-------- Records --------

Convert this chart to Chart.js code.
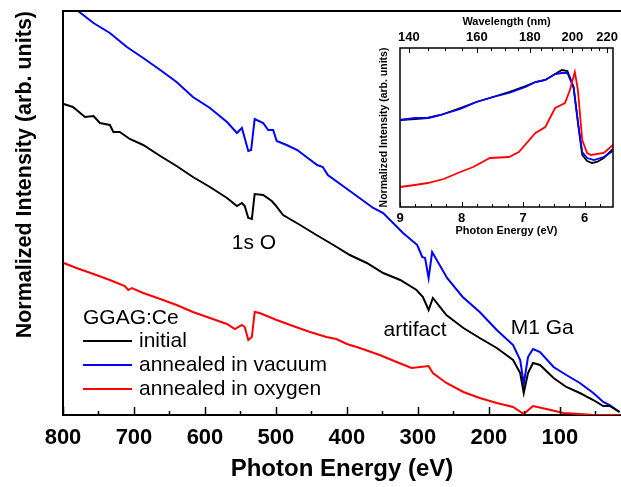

--------
-------- Records --------

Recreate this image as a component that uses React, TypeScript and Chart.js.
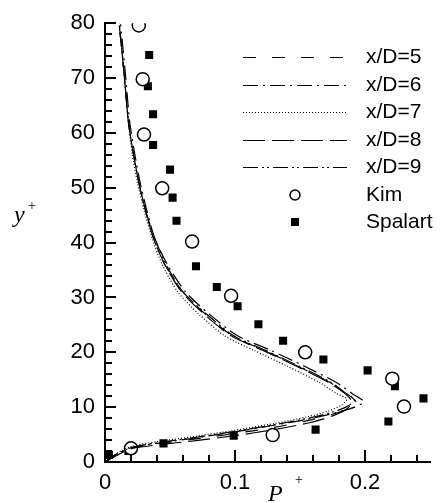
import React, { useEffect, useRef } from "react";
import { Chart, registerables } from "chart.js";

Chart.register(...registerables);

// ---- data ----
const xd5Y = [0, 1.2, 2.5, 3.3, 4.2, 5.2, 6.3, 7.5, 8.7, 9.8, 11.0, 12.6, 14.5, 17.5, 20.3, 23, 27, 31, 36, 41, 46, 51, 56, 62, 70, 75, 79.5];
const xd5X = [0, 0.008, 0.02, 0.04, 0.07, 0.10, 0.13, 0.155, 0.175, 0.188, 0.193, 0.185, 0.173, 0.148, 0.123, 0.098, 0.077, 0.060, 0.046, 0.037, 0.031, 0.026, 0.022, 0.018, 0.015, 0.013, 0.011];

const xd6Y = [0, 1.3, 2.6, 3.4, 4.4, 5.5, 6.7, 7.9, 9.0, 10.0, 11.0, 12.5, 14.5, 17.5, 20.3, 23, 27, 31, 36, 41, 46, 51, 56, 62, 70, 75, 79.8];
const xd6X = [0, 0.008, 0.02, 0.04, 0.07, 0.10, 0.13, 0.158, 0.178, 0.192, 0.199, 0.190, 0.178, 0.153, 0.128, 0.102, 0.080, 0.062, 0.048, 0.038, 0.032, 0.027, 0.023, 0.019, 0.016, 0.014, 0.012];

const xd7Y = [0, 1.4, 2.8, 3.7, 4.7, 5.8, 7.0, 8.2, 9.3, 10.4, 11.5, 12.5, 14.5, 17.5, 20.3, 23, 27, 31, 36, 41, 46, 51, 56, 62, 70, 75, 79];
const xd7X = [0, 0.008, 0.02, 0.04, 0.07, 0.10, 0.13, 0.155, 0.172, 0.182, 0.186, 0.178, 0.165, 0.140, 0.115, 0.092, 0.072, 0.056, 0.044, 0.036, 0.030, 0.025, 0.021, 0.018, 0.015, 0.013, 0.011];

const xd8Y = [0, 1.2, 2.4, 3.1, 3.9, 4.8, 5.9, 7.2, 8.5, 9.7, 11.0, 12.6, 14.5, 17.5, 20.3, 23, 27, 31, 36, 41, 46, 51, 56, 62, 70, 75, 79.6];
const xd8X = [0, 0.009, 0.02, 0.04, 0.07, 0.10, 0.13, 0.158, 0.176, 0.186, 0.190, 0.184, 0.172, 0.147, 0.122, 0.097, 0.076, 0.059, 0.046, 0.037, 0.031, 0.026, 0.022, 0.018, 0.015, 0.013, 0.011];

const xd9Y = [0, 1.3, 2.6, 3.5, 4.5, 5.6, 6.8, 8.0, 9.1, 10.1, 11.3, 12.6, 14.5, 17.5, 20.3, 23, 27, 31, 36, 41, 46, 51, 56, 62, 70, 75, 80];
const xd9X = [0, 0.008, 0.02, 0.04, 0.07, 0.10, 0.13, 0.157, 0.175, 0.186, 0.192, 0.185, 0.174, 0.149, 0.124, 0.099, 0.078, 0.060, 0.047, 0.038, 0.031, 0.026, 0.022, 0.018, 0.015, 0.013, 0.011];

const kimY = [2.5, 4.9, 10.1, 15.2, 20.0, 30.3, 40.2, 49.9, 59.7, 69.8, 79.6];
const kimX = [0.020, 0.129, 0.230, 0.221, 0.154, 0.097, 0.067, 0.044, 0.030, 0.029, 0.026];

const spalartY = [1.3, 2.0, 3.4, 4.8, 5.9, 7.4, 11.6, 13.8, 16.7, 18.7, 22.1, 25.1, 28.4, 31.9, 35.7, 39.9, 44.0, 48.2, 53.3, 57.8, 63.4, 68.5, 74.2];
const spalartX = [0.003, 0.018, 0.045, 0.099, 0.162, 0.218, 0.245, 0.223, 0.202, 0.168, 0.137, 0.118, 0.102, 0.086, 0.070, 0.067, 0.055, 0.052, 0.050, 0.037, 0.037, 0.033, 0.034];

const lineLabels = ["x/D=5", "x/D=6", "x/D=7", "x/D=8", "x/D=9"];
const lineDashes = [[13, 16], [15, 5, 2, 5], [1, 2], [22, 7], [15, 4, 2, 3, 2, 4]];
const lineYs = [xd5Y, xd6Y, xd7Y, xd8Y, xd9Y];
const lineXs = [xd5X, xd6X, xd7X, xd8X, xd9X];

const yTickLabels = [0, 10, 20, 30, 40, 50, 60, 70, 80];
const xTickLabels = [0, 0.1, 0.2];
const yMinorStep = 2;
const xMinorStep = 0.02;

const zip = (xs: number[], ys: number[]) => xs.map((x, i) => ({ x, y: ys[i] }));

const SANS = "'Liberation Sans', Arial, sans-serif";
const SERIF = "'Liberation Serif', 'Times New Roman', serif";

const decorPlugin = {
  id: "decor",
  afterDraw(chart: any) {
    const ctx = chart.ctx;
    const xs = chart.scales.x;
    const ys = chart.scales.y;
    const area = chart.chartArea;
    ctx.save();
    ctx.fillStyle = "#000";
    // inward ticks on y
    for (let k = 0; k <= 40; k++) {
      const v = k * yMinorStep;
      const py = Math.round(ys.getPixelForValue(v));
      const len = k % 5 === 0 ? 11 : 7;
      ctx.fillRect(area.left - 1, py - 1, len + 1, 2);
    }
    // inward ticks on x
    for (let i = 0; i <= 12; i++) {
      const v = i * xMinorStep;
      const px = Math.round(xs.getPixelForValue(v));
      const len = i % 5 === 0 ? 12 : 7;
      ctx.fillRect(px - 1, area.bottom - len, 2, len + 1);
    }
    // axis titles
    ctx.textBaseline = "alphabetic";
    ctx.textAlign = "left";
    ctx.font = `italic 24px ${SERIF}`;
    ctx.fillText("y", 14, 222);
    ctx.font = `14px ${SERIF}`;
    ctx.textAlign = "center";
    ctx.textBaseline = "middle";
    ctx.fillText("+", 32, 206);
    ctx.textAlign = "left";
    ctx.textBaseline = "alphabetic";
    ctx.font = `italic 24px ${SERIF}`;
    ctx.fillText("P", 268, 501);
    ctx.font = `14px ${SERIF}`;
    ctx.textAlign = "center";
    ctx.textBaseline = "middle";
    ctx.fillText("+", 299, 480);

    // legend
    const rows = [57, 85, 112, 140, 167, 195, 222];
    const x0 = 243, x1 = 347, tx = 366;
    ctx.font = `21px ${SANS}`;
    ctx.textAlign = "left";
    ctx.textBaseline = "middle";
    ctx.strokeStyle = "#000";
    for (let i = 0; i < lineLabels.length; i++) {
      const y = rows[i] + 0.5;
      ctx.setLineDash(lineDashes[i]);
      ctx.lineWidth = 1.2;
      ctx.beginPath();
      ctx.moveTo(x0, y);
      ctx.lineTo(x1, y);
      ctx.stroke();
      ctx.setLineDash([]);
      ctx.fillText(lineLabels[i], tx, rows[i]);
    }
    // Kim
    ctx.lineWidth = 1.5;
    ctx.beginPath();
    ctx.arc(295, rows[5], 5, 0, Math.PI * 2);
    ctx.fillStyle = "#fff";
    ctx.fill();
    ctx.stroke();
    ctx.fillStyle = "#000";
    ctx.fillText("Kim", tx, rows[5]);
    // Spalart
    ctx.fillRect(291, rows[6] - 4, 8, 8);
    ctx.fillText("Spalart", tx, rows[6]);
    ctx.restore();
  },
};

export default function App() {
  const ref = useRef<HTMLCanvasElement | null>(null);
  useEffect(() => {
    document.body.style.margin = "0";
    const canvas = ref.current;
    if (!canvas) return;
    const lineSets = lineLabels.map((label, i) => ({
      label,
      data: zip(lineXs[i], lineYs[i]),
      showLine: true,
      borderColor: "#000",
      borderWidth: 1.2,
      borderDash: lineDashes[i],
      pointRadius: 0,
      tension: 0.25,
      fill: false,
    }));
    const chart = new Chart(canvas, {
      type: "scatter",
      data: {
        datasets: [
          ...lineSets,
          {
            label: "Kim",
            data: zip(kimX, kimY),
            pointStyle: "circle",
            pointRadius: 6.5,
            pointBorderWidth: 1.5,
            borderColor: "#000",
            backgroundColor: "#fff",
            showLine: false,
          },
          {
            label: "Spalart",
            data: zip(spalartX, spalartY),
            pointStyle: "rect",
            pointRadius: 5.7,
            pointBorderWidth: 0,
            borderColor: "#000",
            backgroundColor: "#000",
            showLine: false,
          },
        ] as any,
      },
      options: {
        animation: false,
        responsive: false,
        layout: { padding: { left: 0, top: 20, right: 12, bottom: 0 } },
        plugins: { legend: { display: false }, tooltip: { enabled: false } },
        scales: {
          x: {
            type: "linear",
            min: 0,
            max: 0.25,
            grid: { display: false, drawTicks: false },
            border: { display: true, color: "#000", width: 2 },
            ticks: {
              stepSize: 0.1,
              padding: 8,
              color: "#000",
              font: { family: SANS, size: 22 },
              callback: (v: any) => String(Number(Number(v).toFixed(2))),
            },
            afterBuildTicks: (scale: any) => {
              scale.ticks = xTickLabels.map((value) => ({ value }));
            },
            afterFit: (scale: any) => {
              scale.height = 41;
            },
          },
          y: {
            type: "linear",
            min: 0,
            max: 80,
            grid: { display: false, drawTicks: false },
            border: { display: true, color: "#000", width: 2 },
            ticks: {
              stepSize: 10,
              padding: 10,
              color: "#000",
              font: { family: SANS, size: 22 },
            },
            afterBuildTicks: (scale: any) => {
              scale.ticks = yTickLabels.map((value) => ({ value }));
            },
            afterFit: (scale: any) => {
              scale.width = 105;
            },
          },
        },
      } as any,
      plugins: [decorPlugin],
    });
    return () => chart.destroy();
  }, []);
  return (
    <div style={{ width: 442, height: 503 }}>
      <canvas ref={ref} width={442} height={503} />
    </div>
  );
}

--------

- Challenge
Reproduce exactly, and only, the lines from the one containing "Recreate this image" through the one containing "Chart.register(...registerables);", including both; leave out any pictures.

- Worked solution
Recreate this image as a component that uses React, TypeScript and Chart.js.
import React, { useEffect, useRef } from "react";
import { Chart, registerables } from "chart.js";

Chart.register(...registerables);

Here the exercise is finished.